Okay, so here it is: I’m a pretty freaking okay person. I’m alright, but I’m a human – all falliable and stuff. I’m putting that out there because at this point in my life, it’s pretty important for those I interact with to understand that while I have pretty good self-confidence, I’m still a work in progress – or WIP, as the young kids say. Truth is, we’re all in progress, ever evolving into a newer version of ourselves based on our ongoing experiences. And whether or not we’re intentional about it, it’s happening just the same. Related: I’ve never uttered that ‘young kids’ thing before, and it seems like something someone very old would say. Um.
Like most 50-year-old women, I’m at a point of assessment in my life.

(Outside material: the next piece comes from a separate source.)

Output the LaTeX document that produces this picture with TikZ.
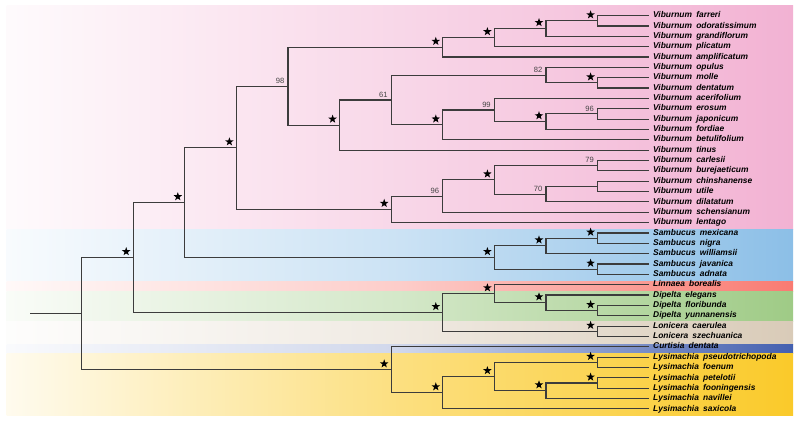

If I’m optimistic – which is one of my more annoying habits – then half of my life is behind me, and depending on the state of my future bowels, I got another half-century to go. So, it seems fair – smart, even – to look at the past in order to determine if more of the same is appealing to me.
But looking at the past does a lot by way of identifying and spending time with painful memories in order to not repeat them, smacking me in the face with shame, guilt, hurt, or any number of emotions related to events that I simply cannot undo. I don’t need to assess what I don’t want in my future – I already know. So instead I’ve decided to focus on what I do want.
And the tricky part? Staying here, now, and appreciating everything I have, as I focus on something even better.
And that’s what I’m doing: Searching for happiness beyond that damn treadmill I’ve trekked for so long, dripping sweat in exhaustion, unsure exactly what the hell I’m running toward, but with 13,742 things I’m running from. I’m just done running – as is evident by the jean size I just upped. Unsure of how much time I got left in my bank, so Ima find ways to make it good, and enjoy the hell out of it while working my way toward even better. Woop!